Whenever the commissioner possesses sufficient evidence satisfactorily indicating that any person has engaged in or is about to engage in any act or practice constituting a violation of any provision of this article or any rule adopted under this article, the commissioner may apply to any court of competent jurisdiction to temporarily or permanently restrain or enjoin the act or practice in question and to enforce compliance with this article or any rule or order issued under this article. In any such action, the commissioner shall not be required to plead or prove irreparable injury or the inadequacy of the remedy at law. Under no circumstances shall the court require the commissioner to post a bond.

[13] Of course, we do not determine whether the facility currently qualifies for a license. This is a matter to be determined by the Commissioner under the Act and the APA, which provide appropriate procedural safeguards and judicial remedies for license applicants.

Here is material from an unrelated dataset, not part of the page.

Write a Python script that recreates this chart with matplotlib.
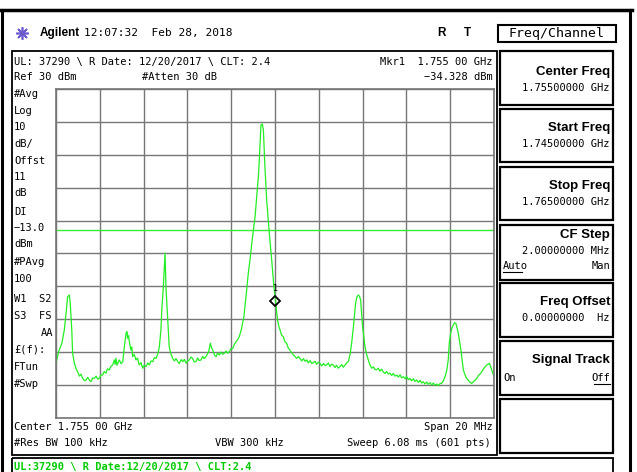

[1] Like the majority, I also will treat the trial court's order as a denial of a preliminary injunction and not as the denial of a temporary restraining order.

[2] In addition to the portions of the court's order set forth in the majority opinion, the trial court further provided:

The Court was also persuaded by the testimony of three independent veterinarians who had treated animals from Colorado Animal Refuse [sic] for routine veterinarian care that the animals at the facility are well cared for and generally healthy. All three veterinarians had been to the facility and at least one of them had inspected the facility in anticipation of his testimony. The Plaintiff did produce evidence of isolated incidences of trauma to animals but the vast balance of testimony and evidence justify the factual conclusion that the animals are adequately cared for in the current facility.

The Court was not persuaded by the proof of the Plaintiff that the balance of equities favors the imposition of a temporary order. A number of witnesses testified to statements made by Dr. Keith Roehr that the Defendants would have additional time until the "fall" to bring the facility into compliance. While these statements were contested by the Plaintiff it is clear that latitude had been extended to facilities covered by PACFA because of the recent origin of the legislation. In addition, the Defendants had suffered a catastrophic fire at a previous location and thus faced the prospect of moving an existing animal population into a new facility.

Finally, the Court is not persuaded that the public interest will be served if the temporary order is Granted. The testimony of virtually all witnesses is that Colorado Animal Refuge provides a service for the citizens of this area by providing necessities, shelter and health care to animals while promoting adoptions.

For the foregoing reasons, the Motion for Temporary Restraining Order is Denied.

[3] While I have set forth the six factors since our decision in Rathke, in the next to last sentence of section 35-80-111(3), the General Assembly excused the Commissioner from "plead[ing] or provid[ing] irreparable injury or the inadequacy of the remedy at law." Thus, only four elements of our Rathke test remain.

[4] I also note that the majority's conclusion here threatens judicial independence under our distribution of powers (separation of powers) provision set forth in Article III of the Colorado Constitution.